:: MATERIALS PROVIDED ::
+ + + + + + +

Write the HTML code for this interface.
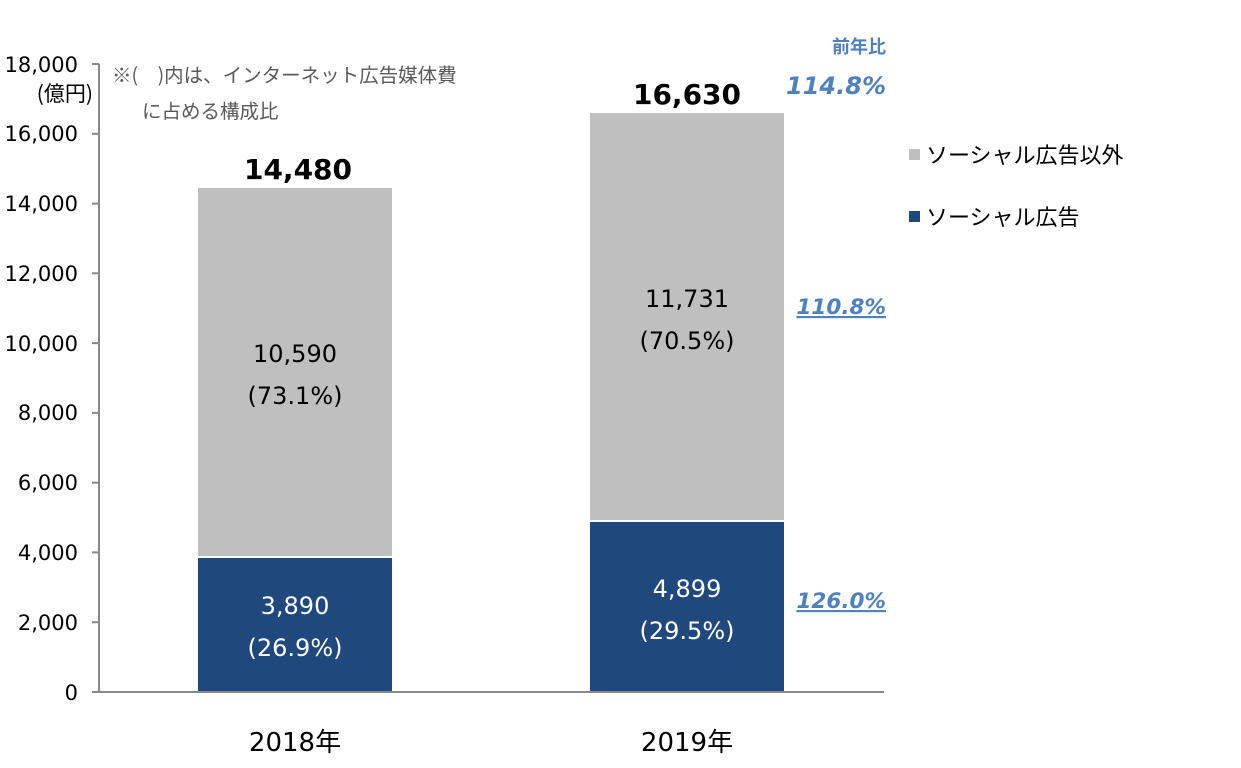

+ + + + + + +

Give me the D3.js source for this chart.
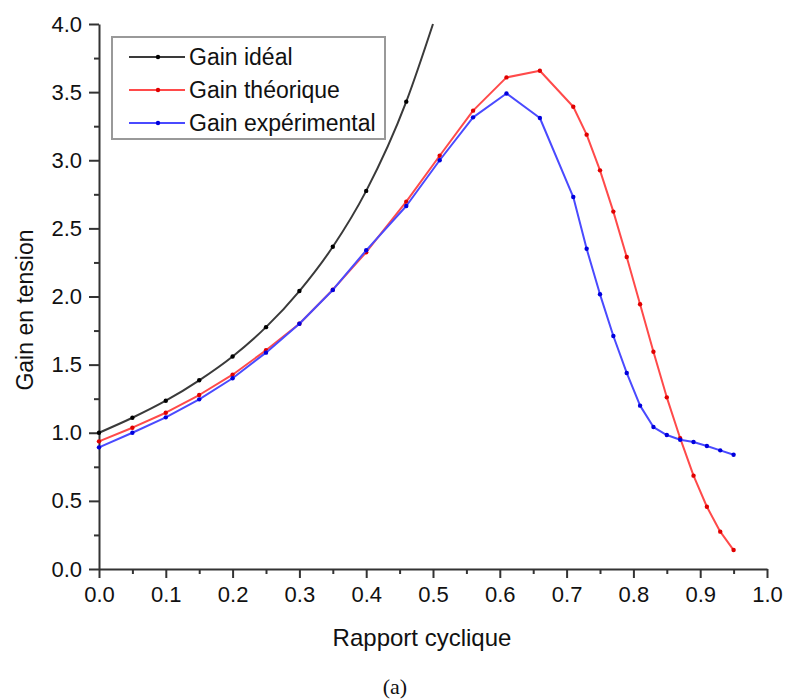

+ + + + + + +

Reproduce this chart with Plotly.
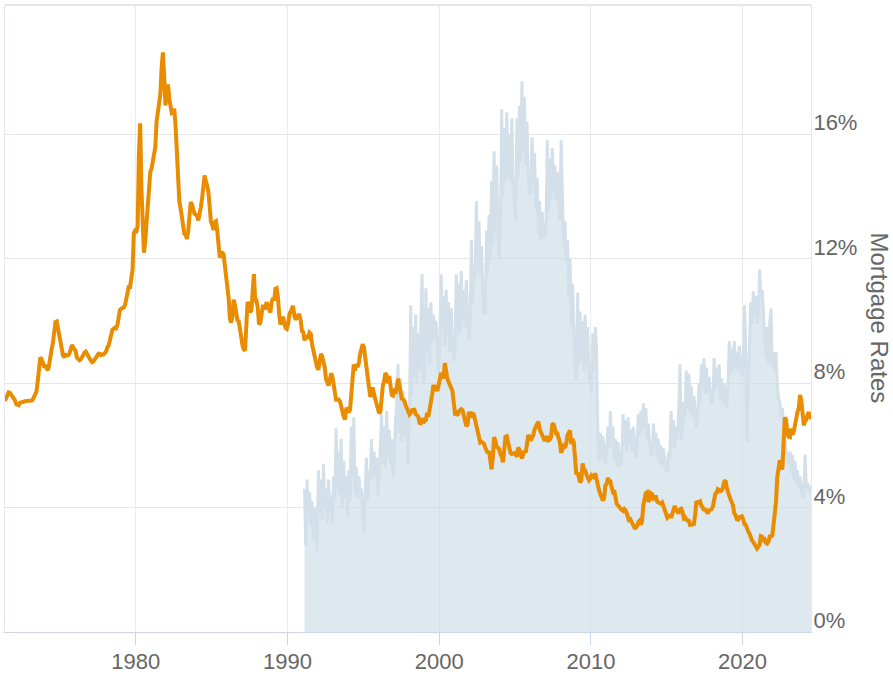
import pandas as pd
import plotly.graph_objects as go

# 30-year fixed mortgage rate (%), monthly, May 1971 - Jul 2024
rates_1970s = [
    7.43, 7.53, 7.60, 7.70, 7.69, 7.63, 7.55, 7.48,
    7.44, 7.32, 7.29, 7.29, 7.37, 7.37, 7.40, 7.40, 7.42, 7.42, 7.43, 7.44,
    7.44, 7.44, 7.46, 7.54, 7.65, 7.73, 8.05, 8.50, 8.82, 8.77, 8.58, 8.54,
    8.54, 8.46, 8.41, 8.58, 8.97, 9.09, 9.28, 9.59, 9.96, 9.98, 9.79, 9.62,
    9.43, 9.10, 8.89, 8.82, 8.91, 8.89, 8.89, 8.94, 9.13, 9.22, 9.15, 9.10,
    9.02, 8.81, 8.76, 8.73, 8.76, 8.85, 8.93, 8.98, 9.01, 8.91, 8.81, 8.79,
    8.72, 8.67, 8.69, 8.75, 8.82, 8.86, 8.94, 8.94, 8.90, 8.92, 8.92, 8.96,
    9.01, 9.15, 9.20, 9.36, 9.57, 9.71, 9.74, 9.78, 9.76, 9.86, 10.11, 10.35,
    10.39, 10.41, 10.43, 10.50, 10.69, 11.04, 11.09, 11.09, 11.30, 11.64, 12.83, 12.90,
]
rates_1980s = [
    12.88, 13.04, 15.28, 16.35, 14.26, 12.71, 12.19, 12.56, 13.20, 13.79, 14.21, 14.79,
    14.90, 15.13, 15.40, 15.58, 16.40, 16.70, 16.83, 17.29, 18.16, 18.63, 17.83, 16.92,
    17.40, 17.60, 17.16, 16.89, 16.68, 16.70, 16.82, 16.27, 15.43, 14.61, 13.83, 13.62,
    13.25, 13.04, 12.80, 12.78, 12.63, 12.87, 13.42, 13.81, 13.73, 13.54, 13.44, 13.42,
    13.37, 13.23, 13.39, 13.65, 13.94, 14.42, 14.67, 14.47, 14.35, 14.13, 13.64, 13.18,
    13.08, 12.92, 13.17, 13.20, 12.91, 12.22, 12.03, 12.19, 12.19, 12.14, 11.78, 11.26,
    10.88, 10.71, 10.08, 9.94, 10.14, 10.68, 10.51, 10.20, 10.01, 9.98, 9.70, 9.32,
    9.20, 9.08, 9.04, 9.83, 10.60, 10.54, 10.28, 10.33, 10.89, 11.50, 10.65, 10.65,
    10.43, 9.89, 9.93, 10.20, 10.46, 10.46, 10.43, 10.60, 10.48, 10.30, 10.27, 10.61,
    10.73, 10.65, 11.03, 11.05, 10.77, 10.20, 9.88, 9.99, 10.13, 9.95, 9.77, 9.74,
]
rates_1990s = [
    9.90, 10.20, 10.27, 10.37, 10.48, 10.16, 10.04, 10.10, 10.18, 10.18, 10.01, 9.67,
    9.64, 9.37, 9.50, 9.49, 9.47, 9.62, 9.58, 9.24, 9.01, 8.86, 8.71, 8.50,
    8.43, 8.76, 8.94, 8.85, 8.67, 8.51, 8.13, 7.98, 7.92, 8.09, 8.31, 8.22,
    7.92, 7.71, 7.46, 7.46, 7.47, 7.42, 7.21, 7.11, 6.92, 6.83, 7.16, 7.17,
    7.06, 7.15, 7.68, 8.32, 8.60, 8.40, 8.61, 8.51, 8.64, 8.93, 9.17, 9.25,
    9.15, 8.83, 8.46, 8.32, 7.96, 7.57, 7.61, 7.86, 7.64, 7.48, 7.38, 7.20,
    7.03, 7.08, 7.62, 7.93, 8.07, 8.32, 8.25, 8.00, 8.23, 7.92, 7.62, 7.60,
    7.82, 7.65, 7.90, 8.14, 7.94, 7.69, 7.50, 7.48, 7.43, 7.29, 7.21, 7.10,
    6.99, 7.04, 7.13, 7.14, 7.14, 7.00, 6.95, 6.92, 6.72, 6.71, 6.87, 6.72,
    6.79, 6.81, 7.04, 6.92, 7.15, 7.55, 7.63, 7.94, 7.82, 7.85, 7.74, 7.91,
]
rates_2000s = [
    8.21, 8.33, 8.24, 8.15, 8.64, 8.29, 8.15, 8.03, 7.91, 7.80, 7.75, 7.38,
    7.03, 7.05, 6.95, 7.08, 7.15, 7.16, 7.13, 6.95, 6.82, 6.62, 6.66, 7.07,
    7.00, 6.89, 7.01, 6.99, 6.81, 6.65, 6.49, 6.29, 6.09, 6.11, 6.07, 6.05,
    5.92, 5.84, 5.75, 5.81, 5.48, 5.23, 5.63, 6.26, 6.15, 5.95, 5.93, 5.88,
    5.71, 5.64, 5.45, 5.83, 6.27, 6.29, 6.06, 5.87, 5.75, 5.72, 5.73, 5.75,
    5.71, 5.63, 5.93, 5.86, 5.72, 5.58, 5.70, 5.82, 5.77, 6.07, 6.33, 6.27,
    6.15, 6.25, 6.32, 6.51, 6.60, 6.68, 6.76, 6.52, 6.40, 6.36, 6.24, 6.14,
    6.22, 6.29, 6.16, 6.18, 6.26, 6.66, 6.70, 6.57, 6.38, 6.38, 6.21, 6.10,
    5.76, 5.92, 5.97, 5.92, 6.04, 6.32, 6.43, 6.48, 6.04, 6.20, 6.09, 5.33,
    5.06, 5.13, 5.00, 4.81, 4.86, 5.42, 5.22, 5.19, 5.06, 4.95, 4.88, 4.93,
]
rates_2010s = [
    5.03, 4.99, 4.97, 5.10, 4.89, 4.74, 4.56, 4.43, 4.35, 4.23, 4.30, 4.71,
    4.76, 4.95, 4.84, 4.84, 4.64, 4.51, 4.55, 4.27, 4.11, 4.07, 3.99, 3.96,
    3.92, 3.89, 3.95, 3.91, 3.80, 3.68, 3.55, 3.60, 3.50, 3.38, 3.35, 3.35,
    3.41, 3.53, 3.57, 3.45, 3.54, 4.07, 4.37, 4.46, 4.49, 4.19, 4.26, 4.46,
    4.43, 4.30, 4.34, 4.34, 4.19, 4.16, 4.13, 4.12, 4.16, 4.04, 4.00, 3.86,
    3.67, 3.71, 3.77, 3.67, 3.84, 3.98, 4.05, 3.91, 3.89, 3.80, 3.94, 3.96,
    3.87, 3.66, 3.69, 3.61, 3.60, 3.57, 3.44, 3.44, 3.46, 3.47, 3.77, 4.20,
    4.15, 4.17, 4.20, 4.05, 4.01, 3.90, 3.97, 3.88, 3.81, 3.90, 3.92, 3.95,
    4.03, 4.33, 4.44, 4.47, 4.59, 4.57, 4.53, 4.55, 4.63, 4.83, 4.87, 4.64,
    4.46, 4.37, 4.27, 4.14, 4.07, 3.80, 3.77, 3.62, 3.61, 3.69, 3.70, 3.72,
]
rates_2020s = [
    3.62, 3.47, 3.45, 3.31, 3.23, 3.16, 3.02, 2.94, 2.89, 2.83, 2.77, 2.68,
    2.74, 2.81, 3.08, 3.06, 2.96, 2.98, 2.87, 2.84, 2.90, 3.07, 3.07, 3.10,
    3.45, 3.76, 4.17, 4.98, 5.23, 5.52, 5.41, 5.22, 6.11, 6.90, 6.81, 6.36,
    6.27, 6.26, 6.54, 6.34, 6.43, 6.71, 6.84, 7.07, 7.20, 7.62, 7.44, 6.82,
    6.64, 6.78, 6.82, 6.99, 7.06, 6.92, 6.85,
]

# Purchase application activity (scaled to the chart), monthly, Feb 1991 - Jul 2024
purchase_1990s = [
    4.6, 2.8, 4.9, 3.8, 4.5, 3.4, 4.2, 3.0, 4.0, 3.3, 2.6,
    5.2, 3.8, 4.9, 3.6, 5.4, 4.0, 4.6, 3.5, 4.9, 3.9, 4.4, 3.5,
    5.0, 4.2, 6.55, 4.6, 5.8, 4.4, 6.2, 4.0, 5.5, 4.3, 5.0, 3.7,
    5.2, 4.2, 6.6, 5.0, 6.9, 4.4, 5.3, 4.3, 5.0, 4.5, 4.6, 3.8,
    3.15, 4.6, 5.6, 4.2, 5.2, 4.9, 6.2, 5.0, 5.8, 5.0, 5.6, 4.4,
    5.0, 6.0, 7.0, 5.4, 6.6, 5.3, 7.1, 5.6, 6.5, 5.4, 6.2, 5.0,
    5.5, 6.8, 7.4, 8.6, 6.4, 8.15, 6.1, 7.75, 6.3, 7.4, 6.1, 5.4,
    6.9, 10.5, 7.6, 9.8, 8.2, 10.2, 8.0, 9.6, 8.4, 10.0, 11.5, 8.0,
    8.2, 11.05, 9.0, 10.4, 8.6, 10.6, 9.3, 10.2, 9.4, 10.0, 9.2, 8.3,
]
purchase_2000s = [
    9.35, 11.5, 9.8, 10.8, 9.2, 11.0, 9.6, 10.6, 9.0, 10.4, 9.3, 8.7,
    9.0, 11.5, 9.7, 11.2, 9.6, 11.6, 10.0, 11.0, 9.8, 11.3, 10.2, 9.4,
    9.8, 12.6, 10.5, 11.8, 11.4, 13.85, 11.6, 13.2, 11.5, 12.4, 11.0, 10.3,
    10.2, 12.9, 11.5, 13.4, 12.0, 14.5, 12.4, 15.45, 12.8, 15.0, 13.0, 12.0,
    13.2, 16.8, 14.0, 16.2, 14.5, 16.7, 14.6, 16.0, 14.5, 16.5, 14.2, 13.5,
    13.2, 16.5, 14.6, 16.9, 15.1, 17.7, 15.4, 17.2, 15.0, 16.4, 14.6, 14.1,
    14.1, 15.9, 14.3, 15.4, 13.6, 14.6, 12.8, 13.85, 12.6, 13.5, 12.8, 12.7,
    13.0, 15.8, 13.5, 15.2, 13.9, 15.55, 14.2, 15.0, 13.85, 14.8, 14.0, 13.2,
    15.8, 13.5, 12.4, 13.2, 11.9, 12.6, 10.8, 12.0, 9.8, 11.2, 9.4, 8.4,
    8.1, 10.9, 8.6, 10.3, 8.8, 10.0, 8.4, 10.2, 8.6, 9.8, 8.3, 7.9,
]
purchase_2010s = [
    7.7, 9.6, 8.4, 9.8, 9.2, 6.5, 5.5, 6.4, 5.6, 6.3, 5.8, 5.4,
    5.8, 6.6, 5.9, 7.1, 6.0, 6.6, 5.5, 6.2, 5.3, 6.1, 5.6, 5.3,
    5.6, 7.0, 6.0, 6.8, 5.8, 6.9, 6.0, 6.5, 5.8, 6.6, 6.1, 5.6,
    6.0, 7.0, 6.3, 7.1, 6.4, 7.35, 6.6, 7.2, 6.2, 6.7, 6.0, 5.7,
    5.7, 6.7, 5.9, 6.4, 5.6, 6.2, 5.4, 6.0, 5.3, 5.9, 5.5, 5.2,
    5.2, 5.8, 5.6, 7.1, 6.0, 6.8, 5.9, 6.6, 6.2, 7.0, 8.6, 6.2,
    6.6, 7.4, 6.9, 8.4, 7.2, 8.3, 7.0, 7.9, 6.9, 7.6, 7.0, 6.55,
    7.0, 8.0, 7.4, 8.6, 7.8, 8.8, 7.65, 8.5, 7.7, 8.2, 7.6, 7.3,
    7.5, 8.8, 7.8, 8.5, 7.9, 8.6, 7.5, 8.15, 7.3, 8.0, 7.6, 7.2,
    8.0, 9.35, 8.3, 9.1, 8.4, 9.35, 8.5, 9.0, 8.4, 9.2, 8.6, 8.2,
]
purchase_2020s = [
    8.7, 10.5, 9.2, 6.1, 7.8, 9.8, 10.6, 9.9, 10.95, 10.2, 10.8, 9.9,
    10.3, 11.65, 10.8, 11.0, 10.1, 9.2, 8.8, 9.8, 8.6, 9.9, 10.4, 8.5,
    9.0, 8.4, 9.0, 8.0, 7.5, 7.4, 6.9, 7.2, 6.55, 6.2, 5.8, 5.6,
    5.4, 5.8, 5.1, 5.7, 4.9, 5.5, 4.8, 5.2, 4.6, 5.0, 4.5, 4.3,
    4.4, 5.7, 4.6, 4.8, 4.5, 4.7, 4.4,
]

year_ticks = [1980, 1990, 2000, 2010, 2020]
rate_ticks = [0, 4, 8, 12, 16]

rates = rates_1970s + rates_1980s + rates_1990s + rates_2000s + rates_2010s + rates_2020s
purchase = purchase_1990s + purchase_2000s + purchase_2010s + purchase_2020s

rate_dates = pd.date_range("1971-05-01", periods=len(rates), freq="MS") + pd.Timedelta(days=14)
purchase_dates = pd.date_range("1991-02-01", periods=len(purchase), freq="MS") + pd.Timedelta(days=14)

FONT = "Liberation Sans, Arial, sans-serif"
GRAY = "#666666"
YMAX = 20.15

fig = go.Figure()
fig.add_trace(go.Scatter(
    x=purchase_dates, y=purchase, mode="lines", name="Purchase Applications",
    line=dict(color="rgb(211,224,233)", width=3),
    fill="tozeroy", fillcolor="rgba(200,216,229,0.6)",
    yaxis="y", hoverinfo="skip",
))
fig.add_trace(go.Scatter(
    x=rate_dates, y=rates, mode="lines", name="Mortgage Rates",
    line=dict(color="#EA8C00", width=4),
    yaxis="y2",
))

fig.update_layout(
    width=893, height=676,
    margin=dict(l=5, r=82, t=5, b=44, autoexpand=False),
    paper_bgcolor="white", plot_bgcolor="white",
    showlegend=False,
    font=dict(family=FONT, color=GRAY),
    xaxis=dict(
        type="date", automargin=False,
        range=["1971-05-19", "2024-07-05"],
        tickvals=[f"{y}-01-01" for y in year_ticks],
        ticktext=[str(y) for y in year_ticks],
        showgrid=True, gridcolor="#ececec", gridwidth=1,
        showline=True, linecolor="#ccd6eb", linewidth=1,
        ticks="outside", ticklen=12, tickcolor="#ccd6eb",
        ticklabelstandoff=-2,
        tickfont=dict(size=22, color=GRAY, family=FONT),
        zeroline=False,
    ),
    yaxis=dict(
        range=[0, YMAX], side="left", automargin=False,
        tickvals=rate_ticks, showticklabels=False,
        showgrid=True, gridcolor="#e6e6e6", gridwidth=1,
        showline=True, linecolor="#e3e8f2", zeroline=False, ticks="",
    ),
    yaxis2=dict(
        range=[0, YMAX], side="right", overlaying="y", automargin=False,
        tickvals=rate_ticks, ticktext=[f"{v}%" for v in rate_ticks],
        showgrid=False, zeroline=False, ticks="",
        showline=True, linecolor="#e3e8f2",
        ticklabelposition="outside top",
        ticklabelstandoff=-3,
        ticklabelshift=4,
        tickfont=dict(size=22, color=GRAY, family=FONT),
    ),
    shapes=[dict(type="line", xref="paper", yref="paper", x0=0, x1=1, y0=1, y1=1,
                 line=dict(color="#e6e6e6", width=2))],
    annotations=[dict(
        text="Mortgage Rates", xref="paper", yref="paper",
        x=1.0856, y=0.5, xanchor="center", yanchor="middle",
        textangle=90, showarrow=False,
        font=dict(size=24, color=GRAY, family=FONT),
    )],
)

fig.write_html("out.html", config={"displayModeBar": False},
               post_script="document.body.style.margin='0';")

+ + + + + + +

:: GOAL ::
Include both the line containing "Reproduce this chart with Plotly." and the line containing "import plotly.graph_objects as go" when you write out everything between them, exactly. Leave the pictures out.

:: THE ANSWER ::
Reproduce this chart with Plotly.
import pandas as pd
import plotly.graph_objects as go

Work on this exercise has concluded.